Abstract 1 Introduction 2 Points 3 Polygons References

French Onion Soup, Ipelets for Points and Polygons

Klint Faber University of Maryland, College Park, MD, USA Auguste H. Gezalyan ORCID Department of Computer Science, University of Maryland, College Park, MD, USA Adam Martinson University of Maryland, College Park, MD, USA Aniruddh Mutnuru University of Maryland, College Park, MD, USA Nithin Parepally Department of Computer Science, University of Maryland, College Park, MD, USA Ryan Parker University of Maryland, College Park, MD, USA Mihil Sreenilayam University of Maryland, College Park, MD, USA Aram Zaprosyan University of Maryland, College Park, MD, USA David M. Mount ORCID Department of Computer Science, University of Maryland, College Park, MD, USA
Abstract

There are many structures, both classical and modern, involving point-sets and polygons whose deeper understanding can be facilitated through interactive visualizations. The Ipe extensible drawing editor, developed by Otfried Cheong, is a widely used software system for generating geometric figures. One of its features is the capability to extend its functionality through programs called Ipelets. In this media submission, we showcase a collection of new Ipelets that construct a variety of geometric structures based on point sets and polygons. These include quadtrees, trapezoidal maps, beta skeletons, floating bodies of convex polygons, onion graphs, fractals (Sierpiński triangle and carpet), simple polygon triangulations, and random point sets in simple polygons. All our Ipelets are programmed in Lua and are freely available.

Keywords and phrases:
Hilbert metric, Macbeath Regions, Polar Bodies, convexity
Category:
Media Exposition
Copyright and License:
[Uncaptioned image] © Klint Faber, Auguste H. Gezalyan, Adam Martinson, Aniruddh Mutnuru, Nithin Parepally,
Ryan Parker, Mihil Sreenilayam, Aram Zaprosyan, and David M. Mount; licensed under Creative Commons License CC-BY 4.0
2012 ACM Subject Classification:
Theory of computation Computational geometry
Related Version:
Previous Version: https://arxiv.org/abs/2503.01979
Editors:
Oswin Aichholzer and Haitao Wang

1 Introduction

We present several Ipelets for sets of points and polygons in the 2 plane. These Ipelets include computing quadtrees, trapezoidal maps, onion decompositions, random point sampling in polygons, beta skeletons, floating bodies, the Sierpiński carpet and triangle fractals, and simple polygon triangulations.

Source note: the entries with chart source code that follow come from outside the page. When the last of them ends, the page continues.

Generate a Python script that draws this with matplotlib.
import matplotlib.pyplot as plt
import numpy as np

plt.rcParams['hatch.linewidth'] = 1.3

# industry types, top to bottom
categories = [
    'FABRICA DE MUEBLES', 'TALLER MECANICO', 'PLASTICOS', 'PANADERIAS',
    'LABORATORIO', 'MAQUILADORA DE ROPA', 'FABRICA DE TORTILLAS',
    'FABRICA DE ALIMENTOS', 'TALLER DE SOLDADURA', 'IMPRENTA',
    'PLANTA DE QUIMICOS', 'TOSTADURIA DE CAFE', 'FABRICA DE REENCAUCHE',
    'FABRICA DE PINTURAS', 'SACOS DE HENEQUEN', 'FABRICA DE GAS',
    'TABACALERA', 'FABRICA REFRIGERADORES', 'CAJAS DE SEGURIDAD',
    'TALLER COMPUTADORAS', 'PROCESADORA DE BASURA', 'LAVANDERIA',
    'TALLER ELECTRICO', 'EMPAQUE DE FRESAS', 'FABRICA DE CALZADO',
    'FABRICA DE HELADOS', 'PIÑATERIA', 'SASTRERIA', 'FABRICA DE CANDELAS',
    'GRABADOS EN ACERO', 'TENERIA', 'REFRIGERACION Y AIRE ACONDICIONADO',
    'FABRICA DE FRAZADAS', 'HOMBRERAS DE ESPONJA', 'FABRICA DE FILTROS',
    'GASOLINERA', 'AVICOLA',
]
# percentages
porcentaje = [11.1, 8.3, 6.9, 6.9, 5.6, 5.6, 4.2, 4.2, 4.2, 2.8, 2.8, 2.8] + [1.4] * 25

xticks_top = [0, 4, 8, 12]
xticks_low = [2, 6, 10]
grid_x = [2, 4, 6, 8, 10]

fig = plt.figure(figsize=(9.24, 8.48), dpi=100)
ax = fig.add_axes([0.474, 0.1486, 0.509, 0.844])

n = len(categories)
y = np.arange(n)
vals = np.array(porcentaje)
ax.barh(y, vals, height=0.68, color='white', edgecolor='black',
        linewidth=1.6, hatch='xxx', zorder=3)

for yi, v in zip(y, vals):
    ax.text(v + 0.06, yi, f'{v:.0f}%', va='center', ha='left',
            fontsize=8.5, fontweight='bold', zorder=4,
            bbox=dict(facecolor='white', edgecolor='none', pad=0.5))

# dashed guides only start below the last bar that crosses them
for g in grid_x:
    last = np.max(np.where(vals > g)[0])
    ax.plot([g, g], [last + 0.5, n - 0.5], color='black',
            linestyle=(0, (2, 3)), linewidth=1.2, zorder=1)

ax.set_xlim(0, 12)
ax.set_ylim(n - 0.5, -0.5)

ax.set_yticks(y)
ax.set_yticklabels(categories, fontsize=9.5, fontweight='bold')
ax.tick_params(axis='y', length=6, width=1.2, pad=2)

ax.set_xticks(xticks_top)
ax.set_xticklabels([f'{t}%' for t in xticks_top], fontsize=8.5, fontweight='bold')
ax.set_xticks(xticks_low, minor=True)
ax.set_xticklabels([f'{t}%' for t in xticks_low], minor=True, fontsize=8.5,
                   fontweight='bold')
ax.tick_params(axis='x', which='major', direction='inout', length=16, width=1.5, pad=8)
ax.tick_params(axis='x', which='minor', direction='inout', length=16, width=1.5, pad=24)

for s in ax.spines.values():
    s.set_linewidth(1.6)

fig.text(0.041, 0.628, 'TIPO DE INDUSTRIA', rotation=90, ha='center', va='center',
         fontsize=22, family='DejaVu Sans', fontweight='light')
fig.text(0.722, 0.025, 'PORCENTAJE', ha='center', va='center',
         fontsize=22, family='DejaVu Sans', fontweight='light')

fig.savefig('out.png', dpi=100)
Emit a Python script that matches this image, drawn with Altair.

Some of these are also implemented in CGAL [9]. All the Ipelets are programmed in Lua and are freely available at https://github.com/nithin1527/onion-soup. To install an Ipelet, download the file and place it in the ipelets subfolder of your Ipe folder.

2 Points

In this section, we describe the geometric structures that our Ipelets compute on points. There are a few Ipelets available that already build geometric structures on point sets, such as Voronoi diagrams [14, 5] and Delaunay triangulations [5]. We contribute to this with the additions of the following Ipelets.

2.1 Quadtrees

A quadtree is a data structure used to recursively divide two-dimensional space into four regions/nodes, usually named northwest, northeast, southwest, and southeast [6, Ch. 14]. A point quadtree is a specific type of quadtree in which each node houses a point and its four regions are determined by dividing its region into four sub-regions, with the point itself as the center (see Figure 1(b)). A point-region quadtree is another type of quadtree in which each node represents a region of space with a certain maximum capacity of points, such that points are only housed in leaf nodes (see Figure 1(a)). The importance of quadtrees arises from their enabling of efficient operations on data points in two-dimensional space. Consequently, their applications include areas of image representation/processing, mesh generation, and two-dimensional collision detection [6, 16]. We contribute an Ipelet for generating both these types of quadtrees, and we produce the array format for its contents in a copyable form.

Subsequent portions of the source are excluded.